Sartre turns his criticism toward other methods of investigation. He says that "American sociology" has too much "theoretic uncertainty" while the once promising psychoanalysis has stagnated. Unlike these methods and the generally dominant idealism, existentialism and Marxism offer a possible means of understanding mankind and the world as a totality. Sartre claims that the class war predicted by Marxism has failed to occur because orthodox Marxism has become too rigid and "Scholastic". Despite its stagnation, Marxism remains the philosophy of this time. Both existentialism and Marxism see the world in dialectical terms where individual facts are meaningless; truth is found not in facts themselves but in their interaction: they only gain significance as part of a totality. György Lukács argued that existentialism and Marxist materialism could not be compatible; Sartre responds with a passage from Engels asserting that the economic dialectic is the driving force of history, parallel to Sartre's dialectically driven existentialism. Sartre concludes the chapter by approvingly quoting Marx from Das Kapital: "The reign of freedom does not begin in fact until the time when the work imposed by necessity and external finality shall cease..." That is, human freedom is limited by economic scarcity, and Marxism will remain the only relevant philosophy until scarcity is overcome; until this is achieved, no real conception of a successor theory will be possible, only empty speculations.

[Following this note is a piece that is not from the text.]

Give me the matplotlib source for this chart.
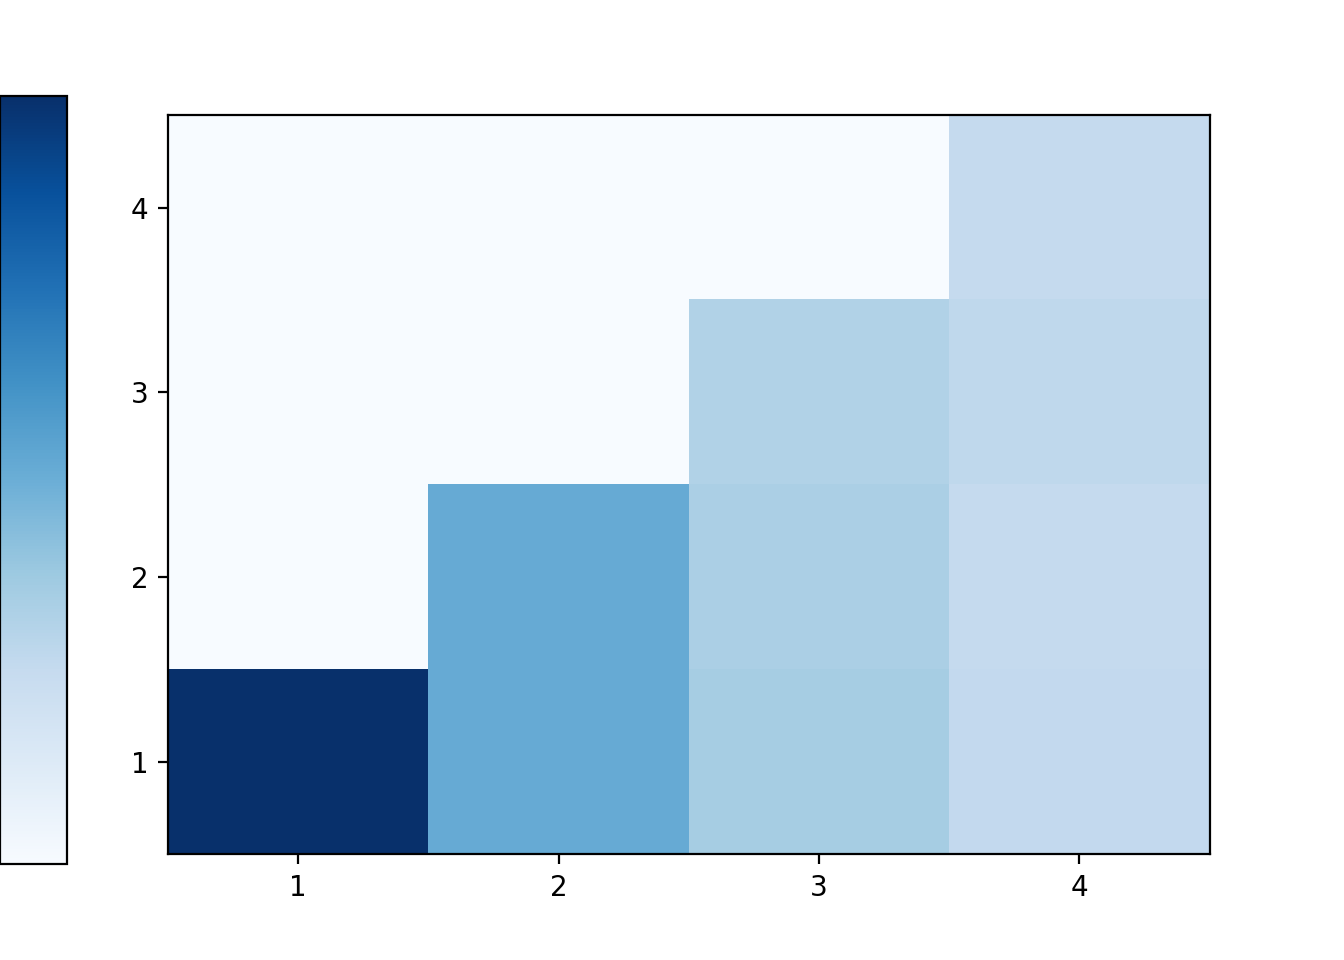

=== The Problem of Mediations and Auxiliary Disciplines ===
Sartre opens the chapter by asking "Why, then, are we not simply Marxists?" Because Marxism provides guiding principles and problems, but not knowledge. Contemporary Marxists regard Marxist theory as a source of actual knowledge, but Sartre sees it only as a set of problems in search of a method. As in the first chapter, Sartre sees Marxism's flaw in rigidity: an "a priori" theory that forces events into "prefabricated molds." Sartre returns to Lukács as a foil. Lukács believes that the realization of German existentialism was Nazism, and he dismisses French existentialism as a petit bourgeois reaction to the German occupation. Sartre rejects Lukács' view, pointing out that, while Heidegger embraced the Nazis, Jaspers did not. Sartre also began work on his philosophy in 1930 and was wrapping up his work by the time of the occupation. He argues that, as a Marxist, Lukács is incapable of understanding Heidegger and existentialism. Marxism takes events and constructs universals, then imposes those universals on subsequent events. Existentialism does not assume a single, real totality, but sees history as an interactive relationship between events and humans.

Sartre turns to the example of the French Revolution. While Marxists have argued that the complicated events of the Revolution can be broken down into class conflict, Sartre says the Revolution cannot be understood only on the terms of Marxist class analysis. He proposes a process of "mediations" to analyze how ideological and social factors guide the course of history, which is only indirectly influenced by economics and class.

=== Progressive-Regressive Method ===
Sartre proposes a method of thought that combines historical materialism with existentialist psychoanalysis.

== Reception ==
In the introduction to her translation of Search for a Method, the philosopher Hazel Barnes compares Sartre's views of Marx and Marxism to those of Erich Fromm, as expressed in Marx's Concept of Man (1961). The philosopher Walter Kaufmann argues that Sartre's embrace of Marxism represents the end of existentialism, since following the publication of Search for a Method, neither Sartre nor any other major thinker writes as an existentialist (though Kaufmann adds that existentialism understood in a looser sense continues).